Remembering those who passed: Yom Hazikaron

5 May

My son thinking in the map of the communities destroyed at Yad V Shem.

My son thinking in the map of the communities destroyed at Yad V Shem.

In 2005, I took my children and parents to Israel for a family wedding and a three-generational trip. We hired a private guide, as my Dad had a heart condition, and I wanted the trip to be as easy as possible for him.   It was wonderful in that sense. Our tour guide knew all the downhill paths for my Dad to walk.

Although my daughter was in college at the time, my son was just in eighth grade. I was a little concerned about taking him to Yad V Shem and Mt. Herzl. But we went because it was important.

At Yad V Shem, the Holocaust Memorial, my son was uncomfortable, especially when we went through the memorial for the children who perished. But the map of Europe and the destroyed communities felt more comfortable. He walked through that section with my Dad. They stopped at Bialystok, where my Dad’s family had lived before coming to the US. And my Dad told him some stories.  My son sat and thought about what he had seen.

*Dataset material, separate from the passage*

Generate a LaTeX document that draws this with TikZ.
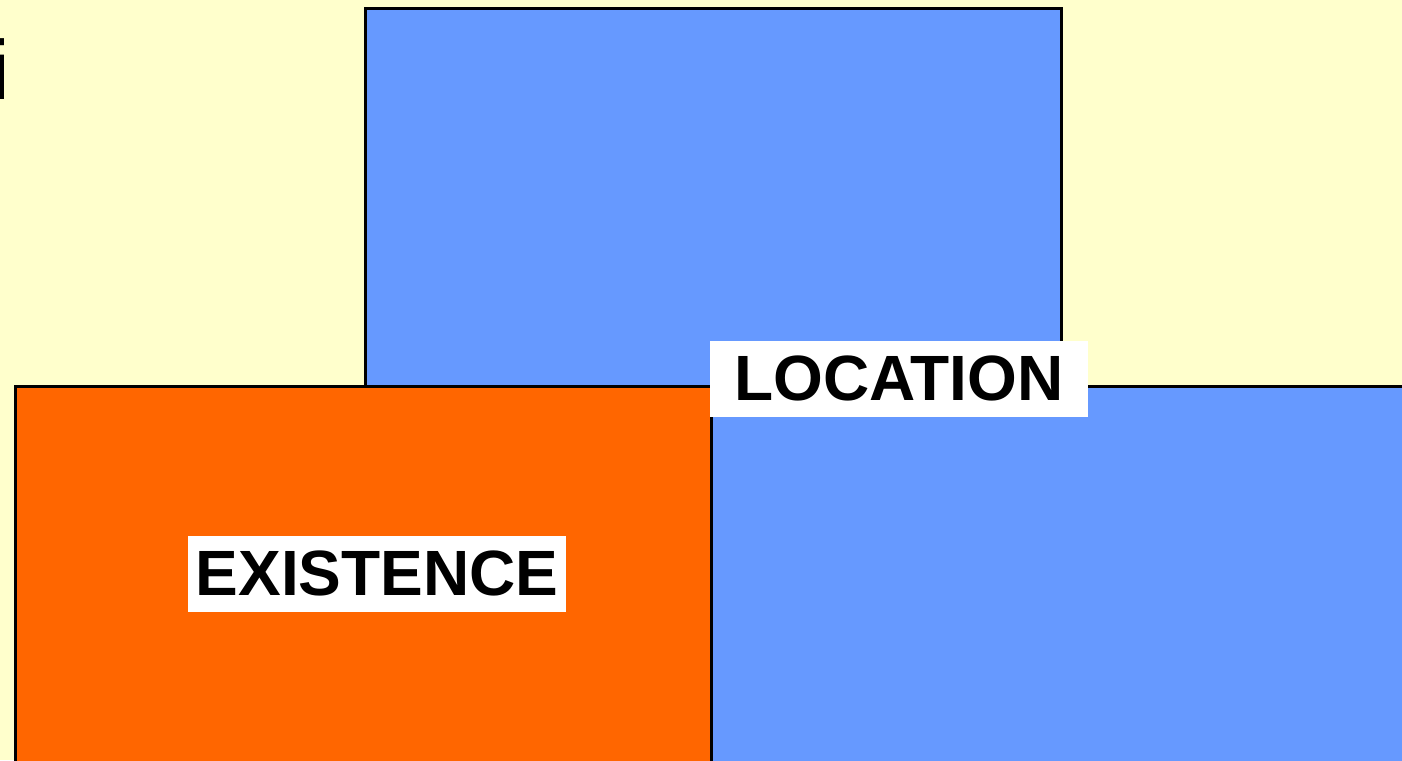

After that it was to Mount Herzl. To see all the graves of young men and women who died fighting for Israel was difficult. My son asked a question, “Why are there some stones with no names, or no dates on them?”

These are the graves of people who came over from Europe, who survived the camps. The first thing they did upon arriving in Israel was to fight for survival again for the independence of the state of Israel. Unfortunately, many of them no one knew their name or their date of birth. Just the day they died.   This is what the guide told my son.

We continued walking through the cemetery to the graves of famous people, when I realized my son was missing.   I did not want to go yelling through a cemetery, but I was concerned. So we all split up looking for him.

Then I saw him putting stones on a grave. This is a Jewish tradition. We do not leave flowers, we leave stones as remembrances.. This is an old tradition, and I am not sure why. But I think perhaps as we return to dust, we become part of the ground. I could be wrong.

In any case, there he was putting stones on the graves of soldiers.

“What are you doing? Why did you leave us?” I demanded.

“Mom,” he said. “I am putting stones on all the graves of people with no names. I wanted to make sure someone remembered them. I wanted them to know someone loved them.”

My heart; my son. I still cry for these unnamed soldiers. And I still cry remembering the love in my son.

Yom HaZikaron. We will always remember.